If Republicans dislike monetary stimulus, they loathe its fiscal cousin even more, routinely labeling Obama’s stimulus as ineffective, or worse, counterproductive. They want balanced budgets, the sooner the better. Bachmann, for instance, has advocated an immediate 40 percent cut to federal spending by barring any increase in the debt ceiling. This, too, is at odds with the party’s earlier views. The administration of George W. Bush sold its 2001 and 2003 tax cuts as Keynesian-style economic stimulus. Lawrence Lindsey, a top Bush adviser, even likened opponents of the tax cuts to President Herbert Hoover, whose obsession with balancing the budget in 1932 worsened the Great Depression.
Certainly, some of this rhetoric is just political opportunism. The Fed and the stimulus package are handy proxies for Republicans’ real target, which is Obama in the 2012 election. But something more fundamental is going on: The economic ideology of the Republican Party has changed in recent years in an important and little-appreciated direction. Liberals and conservatives in the United States have long differed on how much the government should meddle in individual markets, whether for energy or health care. But they have largely agreed that the government should have at least some role in smoothing out the ups and downs of the business cycle — what economists call “macroeconomic stabilization,” that is, containing inflation in good times and boosting employment in bad.
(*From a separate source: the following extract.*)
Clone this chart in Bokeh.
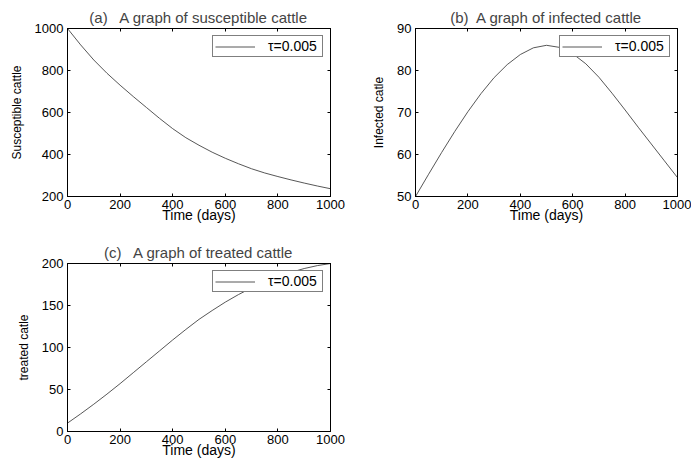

But this is the consensus that many Republicans in effect now reject. In their view, the government has no more role meddling in the business cycle than in any other market. “Many of our problems can be traced to a misguided belief by politicians that the American economy is something that can be controlled or micromanaged or influenced positively by government intervention and borrowing,” House Speaker John Boehner (R-Ohio) said in a speech in May. He went on to explain that “for job creators, the ‘promise’ of a large new initiative coming out of Washington is more like a threat. It freezes them. … The rash of ‘stimulus’ legislation passed by Congress in recent years has been one of those obstacles.”
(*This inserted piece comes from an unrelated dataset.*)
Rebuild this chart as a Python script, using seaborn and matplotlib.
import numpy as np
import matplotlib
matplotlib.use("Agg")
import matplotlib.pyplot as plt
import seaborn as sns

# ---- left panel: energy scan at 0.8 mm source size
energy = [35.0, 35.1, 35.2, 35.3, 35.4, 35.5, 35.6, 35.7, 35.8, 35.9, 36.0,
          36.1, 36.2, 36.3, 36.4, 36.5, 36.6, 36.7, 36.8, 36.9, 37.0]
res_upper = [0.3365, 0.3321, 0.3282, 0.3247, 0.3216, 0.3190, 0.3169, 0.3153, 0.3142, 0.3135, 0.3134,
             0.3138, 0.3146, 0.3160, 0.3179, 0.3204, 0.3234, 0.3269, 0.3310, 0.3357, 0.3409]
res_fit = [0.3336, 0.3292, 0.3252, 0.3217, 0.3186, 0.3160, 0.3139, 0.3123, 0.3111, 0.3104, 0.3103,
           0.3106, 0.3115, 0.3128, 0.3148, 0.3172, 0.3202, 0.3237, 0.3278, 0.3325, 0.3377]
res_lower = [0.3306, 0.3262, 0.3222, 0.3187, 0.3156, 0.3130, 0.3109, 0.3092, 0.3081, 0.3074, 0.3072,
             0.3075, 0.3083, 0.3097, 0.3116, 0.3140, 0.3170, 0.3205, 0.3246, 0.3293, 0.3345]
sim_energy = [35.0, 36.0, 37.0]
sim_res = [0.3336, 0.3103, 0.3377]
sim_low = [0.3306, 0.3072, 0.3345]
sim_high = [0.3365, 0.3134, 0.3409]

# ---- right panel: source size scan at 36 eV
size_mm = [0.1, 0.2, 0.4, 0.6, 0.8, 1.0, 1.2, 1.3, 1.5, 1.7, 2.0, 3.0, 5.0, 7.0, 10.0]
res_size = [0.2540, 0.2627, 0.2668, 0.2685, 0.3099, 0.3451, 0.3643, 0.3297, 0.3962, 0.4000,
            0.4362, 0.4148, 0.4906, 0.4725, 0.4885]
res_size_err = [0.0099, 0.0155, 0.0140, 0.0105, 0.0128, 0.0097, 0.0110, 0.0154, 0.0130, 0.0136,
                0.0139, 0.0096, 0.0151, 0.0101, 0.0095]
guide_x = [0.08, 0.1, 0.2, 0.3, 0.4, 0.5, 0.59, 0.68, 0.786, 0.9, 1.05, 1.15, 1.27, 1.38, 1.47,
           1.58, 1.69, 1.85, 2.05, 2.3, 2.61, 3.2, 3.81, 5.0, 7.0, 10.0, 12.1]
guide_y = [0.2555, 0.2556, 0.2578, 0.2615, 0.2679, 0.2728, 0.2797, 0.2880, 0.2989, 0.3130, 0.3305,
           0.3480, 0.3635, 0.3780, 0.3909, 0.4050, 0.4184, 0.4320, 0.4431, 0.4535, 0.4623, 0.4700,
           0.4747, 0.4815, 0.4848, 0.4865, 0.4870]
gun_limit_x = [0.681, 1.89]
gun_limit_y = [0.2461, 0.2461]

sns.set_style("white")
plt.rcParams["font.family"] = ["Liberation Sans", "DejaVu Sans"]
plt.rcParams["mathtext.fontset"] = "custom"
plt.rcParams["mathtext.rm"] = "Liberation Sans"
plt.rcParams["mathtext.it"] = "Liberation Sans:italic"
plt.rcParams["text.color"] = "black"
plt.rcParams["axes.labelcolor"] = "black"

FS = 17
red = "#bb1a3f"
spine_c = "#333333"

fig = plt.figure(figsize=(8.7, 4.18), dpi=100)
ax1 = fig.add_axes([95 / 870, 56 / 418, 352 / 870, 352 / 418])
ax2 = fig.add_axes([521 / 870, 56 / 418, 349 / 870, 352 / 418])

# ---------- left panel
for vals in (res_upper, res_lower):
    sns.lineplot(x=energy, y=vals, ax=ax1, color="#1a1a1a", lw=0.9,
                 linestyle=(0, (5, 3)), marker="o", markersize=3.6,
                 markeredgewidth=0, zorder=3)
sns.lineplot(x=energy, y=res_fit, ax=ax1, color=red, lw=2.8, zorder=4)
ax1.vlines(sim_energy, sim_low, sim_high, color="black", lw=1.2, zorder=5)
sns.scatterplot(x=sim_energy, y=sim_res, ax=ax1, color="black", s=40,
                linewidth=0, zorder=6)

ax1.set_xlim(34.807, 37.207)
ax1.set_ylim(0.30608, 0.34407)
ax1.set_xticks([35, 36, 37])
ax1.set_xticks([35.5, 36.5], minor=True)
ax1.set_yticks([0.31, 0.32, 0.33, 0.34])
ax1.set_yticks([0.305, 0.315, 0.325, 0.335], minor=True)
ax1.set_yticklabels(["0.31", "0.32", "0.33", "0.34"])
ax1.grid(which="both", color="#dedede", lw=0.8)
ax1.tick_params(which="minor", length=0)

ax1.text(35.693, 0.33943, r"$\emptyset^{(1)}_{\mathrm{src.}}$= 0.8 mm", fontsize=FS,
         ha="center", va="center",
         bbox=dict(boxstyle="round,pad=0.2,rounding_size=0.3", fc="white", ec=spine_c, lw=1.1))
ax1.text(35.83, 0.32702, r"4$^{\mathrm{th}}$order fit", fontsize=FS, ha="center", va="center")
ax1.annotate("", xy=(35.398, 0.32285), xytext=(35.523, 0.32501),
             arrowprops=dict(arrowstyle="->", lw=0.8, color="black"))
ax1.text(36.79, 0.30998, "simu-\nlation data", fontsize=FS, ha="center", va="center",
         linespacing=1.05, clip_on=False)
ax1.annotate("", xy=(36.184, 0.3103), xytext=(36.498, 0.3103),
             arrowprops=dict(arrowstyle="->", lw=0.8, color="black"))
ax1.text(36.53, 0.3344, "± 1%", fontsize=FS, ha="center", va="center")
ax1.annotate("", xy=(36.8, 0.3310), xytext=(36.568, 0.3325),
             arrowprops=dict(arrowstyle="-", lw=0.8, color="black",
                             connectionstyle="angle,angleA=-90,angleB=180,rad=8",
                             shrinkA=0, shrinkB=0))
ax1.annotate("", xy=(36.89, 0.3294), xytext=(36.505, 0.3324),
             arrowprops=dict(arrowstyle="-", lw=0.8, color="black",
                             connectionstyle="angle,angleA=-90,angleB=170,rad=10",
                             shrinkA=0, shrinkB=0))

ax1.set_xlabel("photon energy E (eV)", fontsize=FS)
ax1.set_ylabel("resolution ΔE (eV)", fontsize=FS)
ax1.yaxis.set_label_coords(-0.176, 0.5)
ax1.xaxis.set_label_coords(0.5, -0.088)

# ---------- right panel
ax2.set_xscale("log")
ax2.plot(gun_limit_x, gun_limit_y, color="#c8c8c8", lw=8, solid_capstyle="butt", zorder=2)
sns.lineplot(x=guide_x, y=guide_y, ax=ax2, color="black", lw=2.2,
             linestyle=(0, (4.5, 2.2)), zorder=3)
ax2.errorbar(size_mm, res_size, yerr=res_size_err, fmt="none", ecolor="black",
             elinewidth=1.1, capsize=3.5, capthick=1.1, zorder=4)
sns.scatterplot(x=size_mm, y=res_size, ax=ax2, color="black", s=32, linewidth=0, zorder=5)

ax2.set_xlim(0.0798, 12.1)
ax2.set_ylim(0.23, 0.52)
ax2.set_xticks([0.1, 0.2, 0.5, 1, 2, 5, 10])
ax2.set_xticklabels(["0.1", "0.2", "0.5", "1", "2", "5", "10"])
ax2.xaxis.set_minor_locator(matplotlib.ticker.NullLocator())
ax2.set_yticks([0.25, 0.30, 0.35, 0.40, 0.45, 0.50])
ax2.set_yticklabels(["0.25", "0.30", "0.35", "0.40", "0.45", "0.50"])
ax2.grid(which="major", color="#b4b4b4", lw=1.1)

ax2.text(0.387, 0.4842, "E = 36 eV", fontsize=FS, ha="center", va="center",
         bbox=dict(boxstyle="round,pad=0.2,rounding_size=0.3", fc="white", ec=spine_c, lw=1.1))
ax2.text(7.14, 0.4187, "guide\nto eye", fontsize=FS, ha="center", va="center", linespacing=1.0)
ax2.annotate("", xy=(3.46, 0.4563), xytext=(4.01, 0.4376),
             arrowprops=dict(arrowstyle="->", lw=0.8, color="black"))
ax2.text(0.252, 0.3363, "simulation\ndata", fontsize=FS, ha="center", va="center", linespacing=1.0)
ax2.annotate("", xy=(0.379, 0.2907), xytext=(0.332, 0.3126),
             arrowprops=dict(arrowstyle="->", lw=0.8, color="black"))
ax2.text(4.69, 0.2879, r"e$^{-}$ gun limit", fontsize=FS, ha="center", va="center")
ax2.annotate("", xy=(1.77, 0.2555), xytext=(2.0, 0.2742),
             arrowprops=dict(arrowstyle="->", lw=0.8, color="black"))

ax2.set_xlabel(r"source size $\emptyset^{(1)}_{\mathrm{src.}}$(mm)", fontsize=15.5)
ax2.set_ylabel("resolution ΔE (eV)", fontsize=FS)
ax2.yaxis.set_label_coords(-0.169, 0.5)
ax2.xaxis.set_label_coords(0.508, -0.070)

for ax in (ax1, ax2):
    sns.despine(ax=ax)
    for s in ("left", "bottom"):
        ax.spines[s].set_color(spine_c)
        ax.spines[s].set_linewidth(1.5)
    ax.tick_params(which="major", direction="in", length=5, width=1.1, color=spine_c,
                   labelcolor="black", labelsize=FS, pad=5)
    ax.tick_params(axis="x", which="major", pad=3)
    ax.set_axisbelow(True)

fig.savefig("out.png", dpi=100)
This is not to be confused with supply-side economics, the dubious Reagan-era doctrine that tax cuts would generate enough economic growth and revenue to reduce the deficit. Republicans still believe in lower taxes but generally don’t claim they pay for themselves. The new GOP views actually have a much longer pedigree: They are rooted in an intellectual contest that raged during the 1930s and 1940s, and had long been settled by the opposing side.
Before then, orthodox economics held that the economy was self-correcting. Just as the price of wheat or the wages of carpenters would always adjust to eliminate surpluses or shortages of either, so would wages throughout the economy adjust to eliminate temporary bouts of high unemployment.